The firm’s management announced the $200 million buyback in tandem with its fourth quarter and full year 2015 results. The equity purchases will be funded from balance sheet cash and will primarily be sourced from the firm’s publicly listed stock, rather than employee equity compensation holdings. Other alternative managers that have announced share buybacks this earnings season include Fortress and Apollo.
The buyback is designed to bolster the firm’s share price which, as with other listed alternative investment managers, has fallen substantially over the last nine months. It traded at over $30 a share in June last year and had gradually fallen to trading under $12 before the firm published its results this morning (10 February).
“Carlyle had a strong 2015 amid challenging markets, delivering a full year distribution of $2.07 to Carlyle common unitholders. Despite our history of strong results and significant future growth opportunities, the equity market currently ascribes little value to our diversified investment platform. We are announcing a $200 million repurchase programme, as we see great value in Carlyle units,” said co-chief executive David Rubenstein in a statement.
Economic net income (ENI) for 2015 fell short of analysts’ expectations and at $397 million was 59 percent lower than 2014. Of the three main units; private equity, real assets and global market strategies, it was the credit-focused global market strategies that fared worst in the fourth quarter.
The credit business produced ENI of minus $22 million for the fourth quarter of 2015. On a full-year basis, GMS ENI stood at minus $40 million versus $115 million for 2015. The firm’s GMS carry funds returned minus eight percent for the year versus a positive 20 percent return in 2014.
Distributable earnings from the unit fell to $39 million last year versus $91 million in 2014. That was primarily due to a decline in hedge fund management fees and the expenses related to raising the firm’s second energy mezzanine fund.
Carlyle’s hedge fund stakes declined in value as investors pulled money out of poorly performing strategies throughout 2015. Management said on the earnings call that performance at Claren Road, a high profile victim of investor outflows, has improved.
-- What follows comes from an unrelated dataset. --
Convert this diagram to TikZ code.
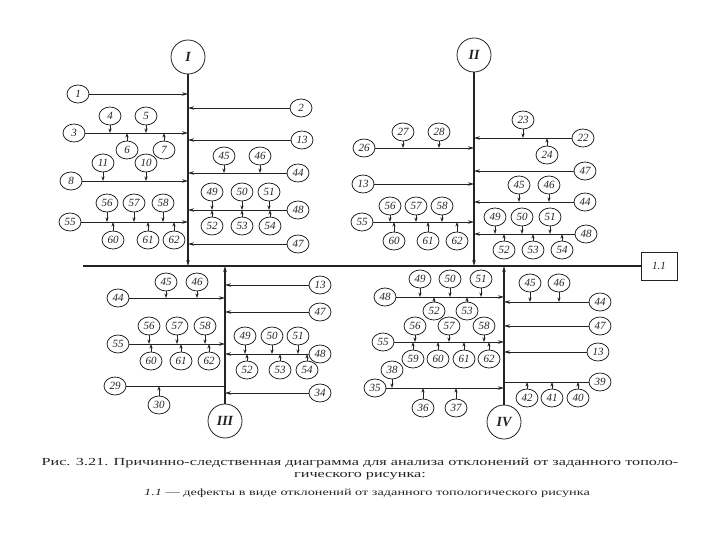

On markets generally, Rubenstein acknowledged that debt financing for LBOs is harder to come by. He made the point that European lenders are more willing to provide loans but estimated that, in the US, loan pricing will go up and the size of debt packages will go down. The six times EBITDA leverage that most deals are able to achieve he said, referring to the large-cap market, will fall with only very popular sectors, like media, achieving that leverage level.
Tighter financing means more opportunities for the firm’s second energy mezzanine fund, however, he added.
Carlyle’s total assets under management fell six percent year-on-year to stand at $182.6 billion at the end of 2015. The firm raised $2.1 billion in the fourth quarter and the value of some assets – primarily listed holdings – rose by $1.5 billion. These increases were offset by almost $7 billion of distributions, a $1.4 billion foreign exchange impact and $1.1 billion in net redemptions.